I had the privilege of having my grandfather for 28 years- which is more than many have, and nearly double of the time I had with my other grandfather. Grandpop has been one of the few consistent things in my life- and for all of us. It’s been less than two weeks since he passed, and I miss my Grandpop more than words can say. Personally, this is the hardest loss of my life up and will always be one of the hardest.  Both my grandparents are gone. For many of here, two of the important and influential people in our lives are gone. The gravity of the situation has been weighing on my shoulders throughout the past few weeks as Grandpop began to slip away. I will never hear him say another blessing before grace on a holiday meal, nor will I ever look up to see him making a goofy face from across the table. I will never hear his personalized text tone signaling he sent me a message.

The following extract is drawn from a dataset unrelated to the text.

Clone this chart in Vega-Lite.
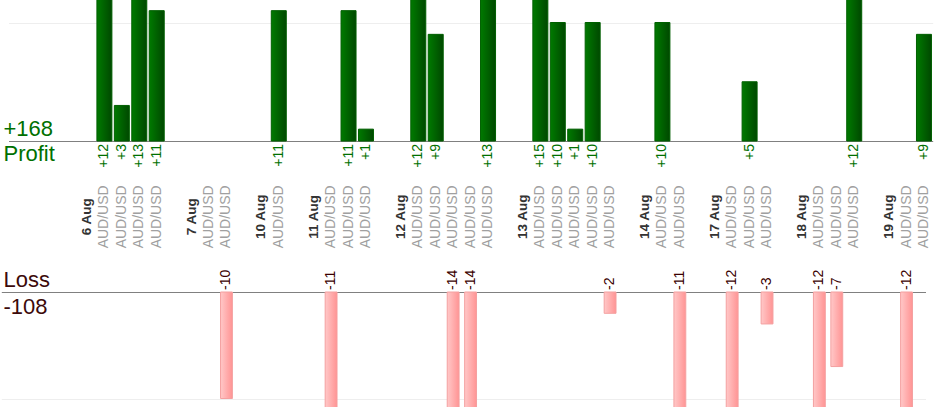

There will be no one waving to me as the car pulls away from the house, there will be no more house. There will be no more Sunday morning drives down to Grandmom and Grandpops. There will be no more summer bbqs in their backyard where we had to be vigilant of being hit with golf balls. A new chapter now begins as we continue their legacy by now being the ones to make the time and effort to create the memories over baked goods and coffee, sharing barbecue dinners while watching the Phillies, and just being present when one of us needs each other. Based on the last few weeks, I am sure we will rise to the occasion. We already have.

“As long as we can love each other, and remember the feeling of love we had, we can die without ever really going away. All the love you created is still there. All the memories are still there. You live on – in the hearts of everyone you have touched and nurtured while you were here. -Morrie” ― Mitch Albom, Tuesdays with Morrie

Each of us, we will have a special way of knowing Grandpop is with us. For me, whenever I sip on a vodka and cranberry, see a bottle of Propel, listen to Frank Sinatra, and bob in the ocean- he will be there. I love you Grandpop, and I am and will always be your girl. And as your favorite guy Frankie says “I’ll be seeing you in all the old familiar places,” until we meet again Pop.